There are two schools of thought when it comes to business ecosystems. One believes an ecosystem needs to be dominated. The other believes that a more collaborative approach yields the optimal outcome. Is there a framework that determines the best approach and defines how business ecosystems should be architected and the tools to be used?
Historically, the ecosystem approach has been to a large degree determined by power positions within the marketplace. For example, in the B2C online retail environment, Amazon and Alibaba clearly have dominant positions. Amazon’s online marketplace is the nexus point for hundreds of thousands of buyers and sellers. Anyone wishing to transact via this marketplace must abide by the dominant player’s rules, technical specs, and tools (which are generally organic, proprietary and developed internally).
Not all markets are or can be dominated by a single player, however. Indeed, most markets around the world- be it in healthcare, finance, agriculture, food and beverage, oil and gas, and even information technology- are dispersed among many players. The B2B enterprise software IT industry itself is a good example with more than 100,000 software and IT services companies in the USA alone, 500 of which are large enough to be listed on the NASDAQ and NYSE exchanges with annual revenues exceeding $100 million-meaning they each are likely to have their own ecosystems. Within such disparate environments, an imposing ecosystem position is unlikely, which explains why the industry has adopted a more collaborative approach even between competitors—or “Coopetition”. The enduring partnership that started it all is of course the IBM-Microsoft partnership, which began with PC DOS and MS DOS collaboratively competing and eventually setting the standards for an entire industry.
Over the decades, the IT industry has seen many other standards emerge (such as html, EDI, MP4 …) allowing seamless interconnectivity and data/content interchange. And yet when it comes to ecosystems, no such standard has emerged; one still sees pervasive moats based on the old paradigms, which hinder seamless ecosystem participation. These moats typically take the shape of partner portals, learning portals, and marketing portals, which promise an optimal experience, but end up under-delivering due to the complexity of interconnectivity, data access, integration, and lack of compliance. The question becomes how then to architect and deploy an ecosystem not dominated by any single entity and whose participants each have disparate ecosystems of their own?
The key is collaboration and standardization. The idea here is for participants not to impose but rather to work with one another to connect, share, and comply. Participants of a non-dominated ecosystem agree as to the type of data that will be exchanged and its ownership. This specific requirement would be in direct response to ever-tightening compliance regulations-both corporate and governmental. The days of one company agreeing to send thousands of its users to another organization’s portal are over. Instead, organizations are asking their partners, “Let’s connect your ecosystem to ours in a peer-to-peer manner. We will have access to the knowledge you would like to share with us, and you will get access metrics, but I retain my organization’s Personally Identifiable Information (PII) data.

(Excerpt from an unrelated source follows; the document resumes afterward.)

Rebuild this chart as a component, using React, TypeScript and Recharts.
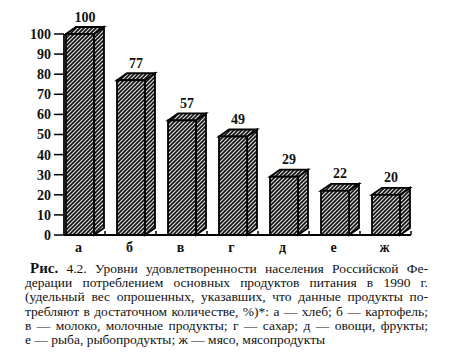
import React from 'react';
import { BarChart, Bar, XAxis, YAxis, LabelList } from 'recharts';

const categories = ['а', 'б', 'в', 'г', 'д', 'е', 'ж'];
const values = [100, 77, 57, 49, 29, 22, 20];
const yTicks = [0, 10, 20, 30, 40, 50, 60, 70, 80, 90, 100];

const captionLines = [
  'Уровни удовлетворенности населения Российской Фе-',
  'дерации потреблением основных продуктов питания в 1990 г.',
  '(удельный вес опрошенных, указавших, что данные продукты по-',
  'требляют в достаточном количестве, %)*: а — хлеб; б — картофель;',
  'в — молоко, молочные продукты; г — сахар; д — овощи, фрукты;',
  'е — рыба, рыбопродукты; ж — мясо, мясопродукты',
];

const data = categories.map((c, i) => ({ cat: c, value: values[i] }));

const FONT = "'Liberation Serif', 'Times New Roman', Times, serif";
const DX = 10;
const DY = 7;

const Bar3D = (props: any) => {
  const { x, y, width, height } = props;
  const b = y + height;
  const r = x + width;
  return (
    <g stroke="#000" strokeWidth={1.8} strokeLinejoin="miter" fill="url(#hatch)">
      <polygon points={`${r},${b} ${r},${y} ${r + DX},${y - DY} ${r + DX},${b - DY}`} />
      <polygon points={`${x},${y} ${x + DX},${y - DY} ${r + DX},${y - DY} ${r},${y}`} />
      <rect x={x} y={y} width={width} height={height} />
    </g>
  );
};

const ValueLabel = (props: any) => {
  const { x, y, width, value } = props;
  return (
    <text
      x={x + width / 2 + DX / 2}
      y={y - 12.5}
      textAnchor="middle"
      fontSize={14}
      fontWeight="bold"
      fontFamily={FONT}
      fill="#111"
    >
      {value}
    </text>
  );
};

const CatTick = (props: any) => {
  const { x, y, payload } = props;
  const off = payload && payload.offset ? payload.offset : 25.5;
  return (
    <g>
      <line x1={x + off} x2={x + off} y1={y} y2={y - 4} stroke="#000" strokeWidth={1.5} />
      <text
        x={x - 1}
        y={y + 16.5}
        textAnchor="middle"
        fontSize={14}
        fontWeight="bold"
        fontFamily={FONT}
        fill="#111"
      >
        {payload.value}
      </text>
    </g>
  );
};

export default function App() {
  return (
    <div style={{ fontFamily: FONT, color: '#111' }}>
      <BarChart width={440} height={252} data={data} margin={{ top: 26, right: 37, left: 0, bottom: 0 }}>
        <defs>
          <pattern id="hatch" patternUnits="userSpaceOnUse" width={4} height={4}>
            <rect width={4} height={4} fill="#ddd" />
            <path d="M0,4 L4,0 M-1,1 L1,-1 M3,5 L5,3" stroke="#111" strokeWidth={1.6} />
          </pattern>
        </defs>
        <XAxis
          dataKey="cat"
          padding={{ left: -10, right: 0 }}
          height={25}
          tickLine={false}
          tickSize={0}
          tickMargin={0}
          tick={<CatTick />}
          axisLine={{ stroke: '#000', strokeWidth: 2 }}
          interval={0}
        />
        <YAxis
          width={56}
          domain={[0, 100]}
          ticks={yTicks}
          interval={0}
          tickSize={10}
          tickMargin={3}
          tick={{ fill: '#111', fontSize: 14, fontWeight: 'bold', fontFamily: FONT }}
          tickLine={{ stroke: '#000', strokeWidth: 1.5 }}
          axisLine={{ stroke: '#000', strokeWidth: 1.8 }}
        />
        <Bar dataKey="value" barSize={28} shape={<Bar3D />} isAnimationActive={false}>
          <LabelList dataKey="value" content={<ValueLabel />} />
        </Bar>
      </BarChart>
      <div style={{ marginLeft: 17, marginTop: 1, width: 403, fontSize: 13.5, lineHeight: '14.2px' }}>
        {captionLines.map((line, i) => (
          <div
            key={i}
            style={{
              textAlign: 'justify',
              textAlignLast: i === captionLines.length - 1 ? 'left' : 'justify',
              textIndent: i === 0 ? 5 : 0,
            }}
          >
            {i === 0 && (
              <>
                <b style={{ fontSize: 15 }}>Рис.</b> 4.2.{' '}
              </>
            )}
            {line}
          </div>
        ))}
      </div>
    </div>
  );
}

This peer-to-peer approach may clash head to head with the approach of “Portal Experience”, which basically offers a portal for users to come to with the incentive of “optimal experience”. Again, the winner will ultimately depend on the power that an ecosystem player can wield on the market. In IT because there is no single dominant player, peer-to-peer ecosystems will ultimately beat the proprietary portals because they offer speed of deployment, deep integration, multi-tiered line of sight, compliance, and affordability.
With the above in mind, what framework should say “Smart Corp” consider when thinking about ecosystems? For starters, Smart Corp might want to take a step back and analyze its strategic position within the marketplace. If it determines that it is in a dominant position, then a proprietary approach may be the optimal course of action. If, however, Smart Corp determines that it is not as dominant, but rather is operating in an open, dynamic and competitive environment, then it is better served to collaborate with other equally powerful players in the marketplace to achieve common go-to-market goals. Choosing a more expansive ecosystem strategy, providing optimal collaboration and deploying commensurate ecosystem tools, which provide easy peer-to-peer connectivity would be the smart way to go.
Organizations within a competitive industry who fall under a false sense of dominance or adopt the wrong ecosystem strategy or toolset will struggle and eventually lose out. On the other hand, those who understand where they stand vis-a-vis their industry and architect the proper ecosystem strategy, deploying commensurately collaborative tools will ultimately succeed.